Written problem – Copy each line below in which the string "image" occurs.

Rows –

########################################

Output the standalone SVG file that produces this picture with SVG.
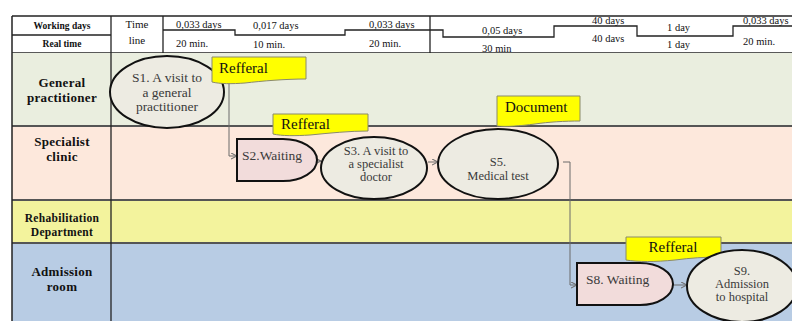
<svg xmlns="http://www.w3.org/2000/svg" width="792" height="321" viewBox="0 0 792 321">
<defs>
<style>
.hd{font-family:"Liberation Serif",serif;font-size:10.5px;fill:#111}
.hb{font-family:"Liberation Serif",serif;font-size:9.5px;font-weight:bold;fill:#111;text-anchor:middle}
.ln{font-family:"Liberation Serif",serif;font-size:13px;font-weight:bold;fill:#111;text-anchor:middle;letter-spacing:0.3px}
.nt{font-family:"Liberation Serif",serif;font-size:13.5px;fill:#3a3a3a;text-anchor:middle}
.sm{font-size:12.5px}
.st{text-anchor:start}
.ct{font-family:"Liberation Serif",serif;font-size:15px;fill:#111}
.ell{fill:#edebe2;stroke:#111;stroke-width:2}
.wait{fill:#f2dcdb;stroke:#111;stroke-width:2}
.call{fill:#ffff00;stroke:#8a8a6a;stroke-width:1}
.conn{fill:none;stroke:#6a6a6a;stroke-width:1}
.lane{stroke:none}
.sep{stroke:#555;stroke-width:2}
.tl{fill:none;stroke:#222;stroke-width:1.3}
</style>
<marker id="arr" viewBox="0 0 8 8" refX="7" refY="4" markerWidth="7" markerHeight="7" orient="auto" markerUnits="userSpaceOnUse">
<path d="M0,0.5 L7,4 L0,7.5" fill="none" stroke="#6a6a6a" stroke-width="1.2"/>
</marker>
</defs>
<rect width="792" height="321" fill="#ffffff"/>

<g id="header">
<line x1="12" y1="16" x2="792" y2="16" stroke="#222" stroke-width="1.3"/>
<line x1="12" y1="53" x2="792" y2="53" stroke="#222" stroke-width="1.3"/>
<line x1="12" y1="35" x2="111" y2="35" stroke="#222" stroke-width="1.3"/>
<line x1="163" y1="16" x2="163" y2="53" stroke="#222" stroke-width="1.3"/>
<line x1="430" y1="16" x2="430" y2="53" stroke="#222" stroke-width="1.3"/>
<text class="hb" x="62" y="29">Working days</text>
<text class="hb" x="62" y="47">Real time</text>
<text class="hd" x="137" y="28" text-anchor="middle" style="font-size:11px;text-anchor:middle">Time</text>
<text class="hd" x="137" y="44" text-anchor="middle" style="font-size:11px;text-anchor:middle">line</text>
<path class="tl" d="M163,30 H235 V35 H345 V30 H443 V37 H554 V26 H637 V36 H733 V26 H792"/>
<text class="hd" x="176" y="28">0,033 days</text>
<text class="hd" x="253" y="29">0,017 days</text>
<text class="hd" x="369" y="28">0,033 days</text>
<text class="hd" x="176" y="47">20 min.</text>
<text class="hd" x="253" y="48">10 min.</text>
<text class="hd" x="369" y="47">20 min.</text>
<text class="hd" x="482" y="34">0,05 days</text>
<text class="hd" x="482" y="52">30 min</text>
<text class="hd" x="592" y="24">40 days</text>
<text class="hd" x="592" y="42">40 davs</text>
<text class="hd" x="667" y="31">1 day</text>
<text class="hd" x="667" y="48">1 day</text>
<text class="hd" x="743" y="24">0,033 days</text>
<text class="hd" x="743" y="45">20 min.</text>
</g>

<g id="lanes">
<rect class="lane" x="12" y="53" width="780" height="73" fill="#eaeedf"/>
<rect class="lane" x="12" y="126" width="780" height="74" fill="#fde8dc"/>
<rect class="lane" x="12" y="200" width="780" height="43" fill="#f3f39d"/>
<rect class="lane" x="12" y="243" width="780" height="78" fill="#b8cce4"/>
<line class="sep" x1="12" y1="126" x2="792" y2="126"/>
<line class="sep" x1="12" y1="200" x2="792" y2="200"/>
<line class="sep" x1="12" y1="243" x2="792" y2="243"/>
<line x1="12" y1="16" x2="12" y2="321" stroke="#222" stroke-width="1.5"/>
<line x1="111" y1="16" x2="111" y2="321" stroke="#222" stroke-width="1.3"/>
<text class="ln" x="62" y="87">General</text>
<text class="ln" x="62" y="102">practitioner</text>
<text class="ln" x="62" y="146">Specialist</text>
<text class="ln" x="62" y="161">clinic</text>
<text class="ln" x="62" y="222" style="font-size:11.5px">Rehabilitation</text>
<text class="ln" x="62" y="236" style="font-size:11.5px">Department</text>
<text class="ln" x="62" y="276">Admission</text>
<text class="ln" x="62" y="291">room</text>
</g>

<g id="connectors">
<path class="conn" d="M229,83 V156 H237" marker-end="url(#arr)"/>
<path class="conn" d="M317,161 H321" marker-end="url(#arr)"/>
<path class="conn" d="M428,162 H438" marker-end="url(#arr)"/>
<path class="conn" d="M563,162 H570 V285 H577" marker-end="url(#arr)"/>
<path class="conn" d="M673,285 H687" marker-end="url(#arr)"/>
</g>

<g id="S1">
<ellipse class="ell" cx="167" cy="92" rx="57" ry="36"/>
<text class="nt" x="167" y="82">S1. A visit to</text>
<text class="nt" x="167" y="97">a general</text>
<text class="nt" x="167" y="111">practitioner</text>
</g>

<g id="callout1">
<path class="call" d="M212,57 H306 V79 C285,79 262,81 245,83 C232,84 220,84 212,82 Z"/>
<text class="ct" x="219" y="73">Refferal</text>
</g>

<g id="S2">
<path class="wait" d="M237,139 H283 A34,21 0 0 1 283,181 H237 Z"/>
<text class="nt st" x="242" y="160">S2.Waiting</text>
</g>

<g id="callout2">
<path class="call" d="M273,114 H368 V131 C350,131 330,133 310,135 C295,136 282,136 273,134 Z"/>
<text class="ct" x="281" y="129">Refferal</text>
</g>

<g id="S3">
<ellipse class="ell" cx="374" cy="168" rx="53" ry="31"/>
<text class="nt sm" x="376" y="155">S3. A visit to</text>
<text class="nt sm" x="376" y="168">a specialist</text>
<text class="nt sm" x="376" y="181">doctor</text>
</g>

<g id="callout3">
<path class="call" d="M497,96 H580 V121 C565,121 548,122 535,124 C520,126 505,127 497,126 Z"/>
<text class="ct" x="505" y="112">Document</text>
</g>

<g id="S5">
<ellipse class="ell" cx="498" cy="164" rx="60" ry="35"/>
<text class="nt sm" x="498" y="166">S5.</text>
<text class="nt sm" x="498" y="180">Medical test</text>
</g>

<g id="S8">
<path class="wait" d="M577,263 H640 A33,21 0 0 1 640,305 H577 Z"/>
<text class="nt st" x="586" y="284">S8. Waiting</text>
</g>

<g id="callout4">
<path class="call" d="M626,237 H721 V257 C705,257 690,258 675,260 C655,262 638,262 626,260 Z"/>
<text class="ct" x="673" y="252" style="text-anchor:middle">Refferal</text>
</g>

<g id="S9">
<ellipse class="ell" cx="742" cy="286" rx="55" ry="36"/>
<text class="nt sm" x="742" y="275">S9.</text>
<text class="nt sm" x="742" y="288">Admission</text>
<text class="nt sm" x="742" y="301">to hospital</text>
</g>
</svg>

########################################

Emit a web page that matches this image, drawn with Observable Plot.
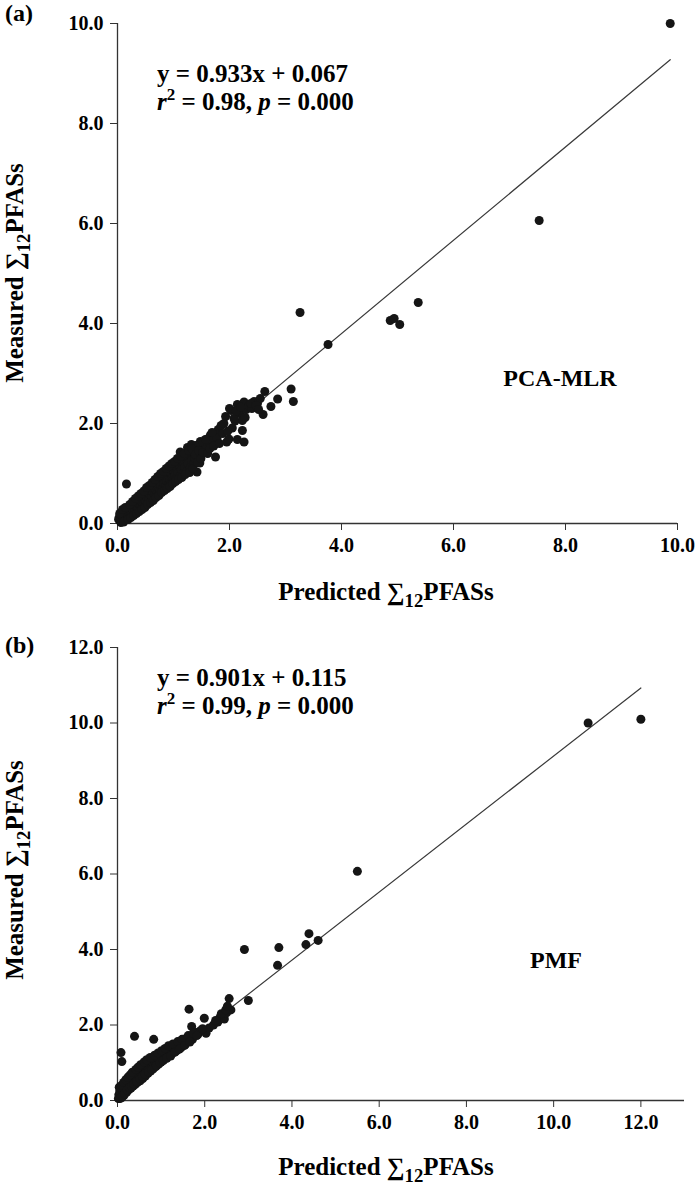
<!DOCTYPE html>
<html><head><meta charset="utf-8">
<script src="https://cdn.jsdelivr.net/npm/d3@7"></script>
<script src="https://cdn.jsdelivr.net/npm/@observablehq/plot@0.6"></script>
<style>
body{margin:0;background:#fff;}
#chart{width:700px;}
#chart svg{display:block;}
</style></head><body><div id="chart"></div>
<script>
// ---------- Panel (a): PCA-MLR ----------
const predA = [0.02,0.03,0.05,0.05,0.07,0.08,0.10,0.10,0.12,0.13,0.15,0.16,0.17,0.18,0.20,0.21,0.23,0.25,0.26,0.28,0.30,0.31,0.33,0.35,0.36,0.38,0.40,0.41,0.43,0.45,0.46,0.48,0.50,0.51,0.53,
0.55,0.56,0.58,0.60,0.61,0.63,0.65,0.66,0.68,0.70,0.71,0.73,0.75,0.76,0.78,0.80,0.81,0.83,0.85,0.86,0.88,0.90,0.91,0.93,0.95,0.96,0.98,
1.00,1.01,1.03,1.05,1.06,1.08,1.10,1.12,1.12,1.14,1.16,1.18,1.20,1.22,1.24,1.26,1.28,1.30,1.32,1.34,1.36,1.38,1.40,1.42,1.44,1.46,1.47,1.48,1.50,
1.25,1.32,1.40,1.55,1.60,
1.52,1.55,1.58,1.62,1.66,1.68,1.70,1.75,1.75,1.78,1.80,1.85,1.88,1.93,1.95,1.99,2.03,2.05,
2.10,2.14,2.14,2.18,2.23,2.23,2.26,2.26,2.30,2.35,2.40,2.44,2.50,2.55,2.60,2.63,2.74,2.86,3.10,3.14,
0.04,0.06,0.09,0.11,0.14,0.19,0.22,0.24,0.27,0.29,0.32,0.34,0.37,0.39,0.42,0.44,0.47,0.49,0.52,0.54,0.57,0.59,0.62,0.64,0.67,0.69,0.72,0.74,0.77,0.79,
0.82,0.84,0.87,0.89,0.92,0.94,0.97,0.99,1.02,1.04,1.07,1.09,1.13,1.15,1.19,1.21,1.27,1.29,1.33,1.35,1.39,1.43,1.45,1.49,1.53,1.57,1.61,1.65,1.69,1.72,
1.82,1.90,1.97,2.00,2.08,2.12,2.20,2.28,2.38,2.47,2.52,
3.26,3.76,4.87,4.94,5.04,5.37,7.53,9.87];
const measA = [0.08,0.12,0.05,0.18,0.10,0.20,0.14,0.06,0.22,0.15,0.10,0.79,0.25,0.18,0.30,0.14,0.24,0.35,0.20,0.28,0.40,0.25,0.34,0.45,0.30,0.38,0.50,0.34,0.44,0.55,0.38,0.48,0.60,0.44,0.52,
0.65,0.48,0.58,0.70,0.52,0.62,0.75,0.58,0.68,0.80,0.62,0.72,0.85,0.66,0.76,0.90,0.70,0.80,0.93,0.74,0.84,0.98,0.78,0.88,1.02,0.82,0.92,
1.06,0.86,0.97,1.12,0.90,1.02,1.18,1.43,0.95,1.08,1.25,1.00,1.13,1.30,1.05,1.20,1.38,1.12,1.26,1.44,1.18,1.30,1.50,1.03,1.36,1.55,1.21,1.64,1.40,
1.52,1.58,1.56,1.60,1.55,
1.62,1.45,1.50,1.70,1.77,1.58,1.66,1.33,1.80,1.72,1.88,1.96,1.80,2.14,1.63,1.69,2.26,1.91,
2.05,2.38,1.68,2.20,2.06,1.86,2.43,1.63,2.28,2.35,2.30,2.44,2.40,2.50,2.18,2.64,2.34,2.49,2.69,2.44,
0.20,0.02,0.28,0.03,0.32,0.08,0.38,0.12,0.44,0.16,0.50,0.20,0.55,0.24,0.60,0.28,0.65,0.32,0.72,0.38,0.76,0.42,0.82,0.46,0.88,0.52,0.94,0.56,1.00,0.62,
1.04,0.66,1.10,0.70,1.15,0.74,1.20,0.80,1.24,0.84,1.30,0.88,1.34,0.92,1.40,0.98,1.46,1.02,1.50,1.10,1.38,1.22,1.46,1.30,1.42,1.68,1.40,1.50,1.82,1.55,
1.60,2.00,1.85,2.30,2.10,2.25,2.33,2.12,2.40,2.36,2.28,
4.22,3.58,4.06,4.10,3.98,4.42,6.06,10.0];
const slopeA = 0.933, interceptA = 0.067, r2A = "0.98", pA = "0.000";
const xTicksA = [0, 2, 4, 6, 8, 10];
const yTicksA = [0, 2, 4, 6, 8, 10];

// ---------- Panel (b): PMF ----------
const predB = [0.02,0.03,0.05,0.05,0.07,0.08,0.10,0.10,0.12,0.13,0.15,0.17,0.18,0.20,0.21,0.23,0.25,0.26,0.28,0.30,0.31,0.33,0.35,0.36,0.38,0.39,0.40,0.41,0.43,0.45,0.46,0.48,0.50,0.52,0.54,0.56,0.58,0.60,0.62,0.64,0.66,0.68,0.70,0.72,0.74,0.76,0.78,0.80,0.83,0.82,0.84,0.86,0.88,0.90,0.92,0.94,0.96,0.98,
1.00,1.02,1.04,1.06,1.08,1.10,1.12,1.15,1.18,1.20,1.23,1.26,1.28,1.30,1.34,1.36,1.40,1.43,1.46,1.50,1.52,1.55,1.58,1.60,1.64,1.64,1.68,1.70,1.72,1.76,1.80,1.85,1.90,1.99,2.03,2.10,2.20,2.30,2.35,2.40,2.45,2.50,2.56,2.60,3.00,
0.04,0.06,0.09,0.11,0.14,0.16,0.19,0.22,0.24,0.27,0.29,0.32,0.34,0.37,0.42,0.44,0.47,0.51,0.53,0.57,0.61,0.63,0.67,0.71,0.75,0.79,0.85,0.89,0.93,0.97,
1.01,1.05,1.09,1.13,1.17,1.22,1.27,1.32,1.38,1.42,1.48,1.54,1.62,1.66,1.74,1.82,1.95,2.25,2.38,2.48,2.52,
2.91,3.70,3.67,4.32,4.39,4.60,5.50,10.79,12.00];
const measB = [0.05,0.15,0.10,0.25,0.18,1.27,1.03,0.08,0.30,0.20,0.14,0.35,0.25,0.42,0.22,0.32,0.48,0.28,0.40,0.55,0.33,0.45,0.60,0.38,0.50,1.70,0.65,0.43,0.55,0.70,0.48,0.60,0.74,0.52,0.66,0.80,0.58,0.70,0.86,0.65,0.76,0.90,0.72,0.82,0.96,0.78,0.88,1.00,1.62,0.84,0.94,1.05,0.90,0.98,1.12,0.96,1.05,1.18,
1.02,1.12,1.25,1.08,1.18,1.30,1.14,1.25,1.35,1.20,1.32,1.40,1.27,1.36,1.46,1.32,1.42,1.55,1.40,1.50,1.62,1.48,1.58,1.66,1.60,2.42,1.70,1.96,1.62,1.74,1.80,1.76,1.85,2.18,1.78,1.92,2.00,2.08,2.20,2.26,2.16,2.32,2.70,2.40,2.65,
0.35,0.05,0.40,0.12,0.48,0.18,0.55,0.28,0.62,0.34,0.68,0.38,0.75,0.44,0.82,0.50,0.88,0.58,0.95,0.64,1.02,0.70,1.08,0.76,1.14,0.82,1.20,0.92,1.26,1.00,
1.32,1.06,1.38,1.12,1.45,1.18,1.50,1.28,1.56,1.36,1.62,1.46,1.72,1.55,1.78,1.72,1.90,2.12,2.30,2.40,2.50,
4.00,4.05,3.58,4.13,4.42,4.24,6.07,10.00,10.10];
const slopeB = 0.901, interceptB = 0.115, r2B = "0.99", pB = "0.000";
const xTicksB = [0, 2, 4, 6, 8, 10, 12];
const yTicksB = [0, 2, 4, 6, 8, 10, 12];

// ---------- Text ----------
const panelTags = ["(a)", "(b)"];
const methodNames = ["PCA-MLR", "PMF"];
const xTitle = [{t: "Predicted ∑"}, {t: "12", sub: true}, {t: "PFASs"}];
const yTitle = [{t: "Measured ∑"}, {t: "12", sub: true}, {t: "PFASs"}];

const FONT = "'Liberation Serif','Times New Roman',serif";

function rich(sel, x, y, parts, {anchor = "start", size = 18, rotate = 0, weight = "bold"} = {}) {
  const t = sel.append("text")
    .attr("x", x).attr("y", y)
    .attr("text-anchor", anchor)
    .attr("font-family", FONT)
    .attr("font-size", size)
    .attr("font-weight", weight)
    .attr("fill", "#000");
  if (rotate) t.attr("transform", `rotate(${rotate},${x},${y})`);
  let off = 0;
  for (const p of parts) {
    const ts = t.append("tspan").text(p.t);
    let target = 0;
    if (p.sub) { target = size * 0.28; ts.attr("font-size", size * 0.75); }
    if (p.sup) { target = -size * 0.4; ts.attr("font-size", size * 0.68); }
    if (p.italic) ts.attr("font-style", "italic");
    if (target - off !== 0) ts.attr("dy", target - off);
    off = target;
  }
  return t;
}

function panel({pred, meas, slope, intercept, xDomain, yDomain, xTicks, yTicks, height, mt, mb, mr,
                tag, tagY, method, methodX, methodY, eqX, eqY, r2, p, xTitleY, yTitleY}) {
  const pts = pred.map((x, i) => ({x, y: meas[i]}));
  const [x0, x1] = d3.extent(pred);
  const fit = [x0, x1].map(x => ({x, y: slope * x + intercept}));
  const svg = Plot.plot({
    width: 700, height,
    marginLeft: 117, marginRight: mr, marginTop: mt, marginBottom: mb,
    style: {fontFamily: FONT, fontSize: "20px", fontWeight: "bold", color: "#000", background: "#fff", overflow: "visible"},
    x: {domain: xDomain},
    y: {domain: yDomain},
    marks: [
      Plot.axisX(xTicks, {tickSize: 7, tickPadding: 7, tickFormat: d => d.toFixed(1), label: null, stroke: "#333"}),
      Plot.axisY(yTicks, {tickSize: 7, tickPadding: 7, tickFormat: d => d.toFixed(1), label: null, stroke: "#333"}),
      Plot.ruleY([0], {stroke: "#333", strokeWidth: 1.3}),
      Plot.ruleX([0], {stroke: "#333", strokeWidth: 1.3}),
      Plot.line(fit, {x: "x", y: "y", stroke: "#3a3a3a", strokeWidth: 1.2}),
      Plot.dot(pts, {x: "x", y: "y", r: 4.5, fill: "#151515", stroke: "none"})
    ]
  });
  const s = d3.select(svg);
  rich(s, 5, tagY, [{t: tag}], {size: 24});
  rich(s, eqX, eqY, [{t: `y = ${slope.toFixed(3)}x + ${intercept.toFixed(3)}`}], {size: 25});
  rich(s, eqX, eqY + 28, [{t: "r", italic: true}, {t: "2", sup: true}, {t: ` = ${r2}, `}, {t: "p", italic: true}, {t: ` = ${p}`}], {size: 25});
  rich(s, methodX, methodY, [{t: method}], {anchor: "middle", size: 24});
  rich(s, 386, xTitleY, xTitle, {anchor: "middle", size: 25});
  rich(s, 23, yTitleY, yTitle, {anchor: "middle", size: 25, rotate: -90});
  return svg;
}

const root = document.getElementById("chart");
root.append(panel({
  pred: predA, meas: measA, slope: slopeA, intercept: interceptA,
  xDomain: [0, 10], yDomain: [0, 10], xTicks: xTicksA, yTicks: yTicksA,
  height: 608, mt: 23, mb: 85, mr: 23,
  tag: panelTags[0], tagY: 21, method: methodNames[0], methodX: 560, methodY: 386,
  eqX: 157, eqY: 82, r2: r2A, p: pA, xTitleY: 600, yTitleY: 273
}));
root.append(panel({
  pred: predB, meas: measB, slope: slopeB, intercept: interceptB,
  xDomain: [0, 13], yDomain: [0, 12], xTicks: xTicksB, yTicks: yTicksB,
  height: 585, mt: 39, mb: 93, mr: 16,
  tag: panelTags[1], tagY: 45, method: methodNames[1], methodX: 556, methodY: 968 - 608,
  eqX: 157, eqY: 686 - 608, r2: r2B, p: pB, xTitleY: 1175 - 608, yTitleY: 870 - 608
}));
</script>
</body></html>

########################################

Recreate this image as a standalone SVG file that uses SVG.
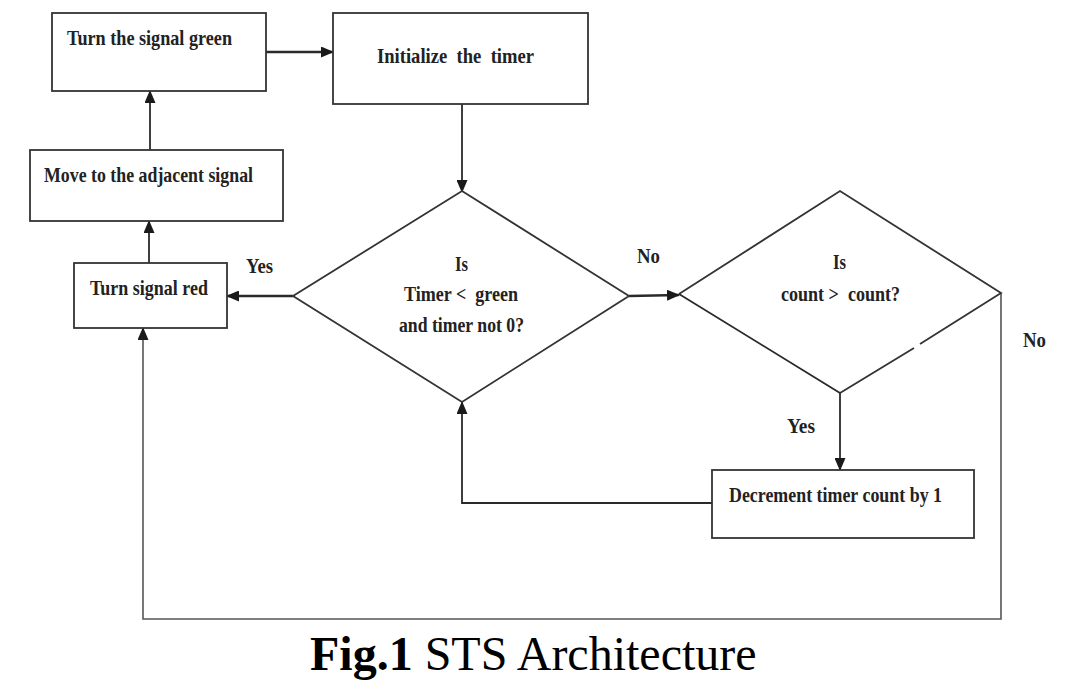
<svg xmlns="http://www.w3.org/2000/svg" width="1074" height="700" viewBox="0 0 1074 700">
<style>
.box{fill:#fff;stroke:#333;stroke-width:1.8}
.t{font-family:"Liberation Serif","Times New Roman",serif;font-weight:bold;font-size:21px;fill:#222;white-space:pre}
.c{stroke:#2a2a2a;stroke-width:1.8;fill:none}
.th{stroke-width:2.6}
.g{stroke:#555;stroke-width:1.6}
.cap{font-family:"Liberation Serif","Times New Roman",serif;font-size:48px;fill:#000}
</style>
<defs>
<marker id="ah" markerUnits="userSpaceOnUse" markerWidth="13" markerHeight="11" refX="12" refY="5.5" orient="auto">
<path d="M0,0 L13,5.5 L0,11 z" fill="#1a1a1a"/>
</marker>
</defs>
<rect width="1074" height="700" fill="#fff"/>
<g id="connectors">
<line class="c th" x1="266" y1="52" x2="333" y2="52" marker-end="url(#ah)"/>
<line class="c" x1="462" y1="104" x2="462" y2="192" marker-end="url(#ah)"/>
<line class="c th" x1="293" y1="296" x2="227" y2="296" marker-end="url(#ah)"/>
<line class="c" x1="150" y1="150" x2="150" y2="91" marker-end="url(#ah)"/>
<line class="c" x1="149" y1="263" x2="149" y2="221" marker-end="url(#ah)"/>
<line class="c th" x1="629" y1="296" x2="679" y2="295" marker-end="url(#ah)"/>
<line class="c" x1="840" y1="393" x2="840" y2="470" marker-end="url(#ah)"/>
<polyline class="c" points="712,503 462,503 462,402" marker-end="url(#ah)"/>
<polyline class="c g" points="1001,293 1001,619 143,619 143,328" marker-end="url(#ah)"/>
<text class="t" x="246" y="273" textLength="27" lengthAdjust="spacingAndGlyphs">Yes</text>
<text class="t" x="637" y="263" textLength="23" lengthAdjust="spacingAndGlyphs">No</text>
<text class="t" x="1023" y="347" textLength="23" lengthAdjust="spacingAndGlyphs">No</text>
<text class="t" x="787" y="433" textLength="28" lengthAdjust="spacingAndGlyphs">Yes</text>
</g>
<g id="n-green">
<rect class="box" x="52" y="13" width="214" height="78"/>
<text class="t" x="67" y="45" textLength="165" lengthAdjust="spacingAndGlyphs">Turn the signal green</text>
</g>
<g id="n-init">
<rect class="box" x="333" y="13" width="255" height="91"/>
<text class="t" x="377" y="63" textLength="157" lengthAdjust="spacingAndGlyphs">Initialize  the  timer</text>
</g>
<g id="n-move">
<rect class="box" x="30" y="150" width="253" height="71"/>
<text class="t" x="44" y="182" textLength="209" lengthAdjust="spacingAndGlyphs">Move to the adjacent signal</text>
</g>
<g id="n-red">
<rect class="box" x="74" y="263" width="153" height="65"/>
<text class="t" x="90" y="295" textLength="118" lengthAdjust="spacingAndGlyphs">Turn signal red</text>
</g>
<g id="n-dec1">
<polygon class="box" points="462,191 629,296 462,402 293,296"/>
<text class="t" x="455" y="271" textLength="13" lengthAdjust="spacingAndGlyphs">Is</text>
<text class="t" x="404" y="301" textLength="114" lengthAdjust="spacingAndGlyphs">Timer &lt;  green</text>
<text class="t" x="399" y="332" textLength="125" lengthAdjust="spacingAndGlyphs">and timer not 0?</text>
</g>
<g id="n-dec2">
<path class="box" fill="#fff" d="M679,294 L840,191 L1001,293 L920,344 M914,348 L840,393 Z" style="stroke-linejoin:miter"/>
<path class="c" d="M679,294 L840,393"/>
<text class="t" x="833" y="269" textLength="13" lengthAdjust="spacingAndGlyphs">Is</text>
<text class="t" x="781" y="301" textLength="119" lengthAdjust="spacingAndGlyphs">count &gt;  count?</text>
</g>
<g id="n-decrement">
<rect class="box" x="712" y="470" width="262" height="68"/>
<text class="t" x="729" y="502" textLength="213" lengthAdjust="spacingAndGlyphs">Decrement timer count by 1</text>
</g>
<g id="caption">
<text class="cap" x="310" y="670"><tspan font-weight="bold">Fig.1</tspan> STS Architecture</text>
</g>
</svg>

########################################

Exercise result –
Emit a web page that matches this image, drawn with Observable Plot.
Recreate this image as a standalone SVG file that uses SVG.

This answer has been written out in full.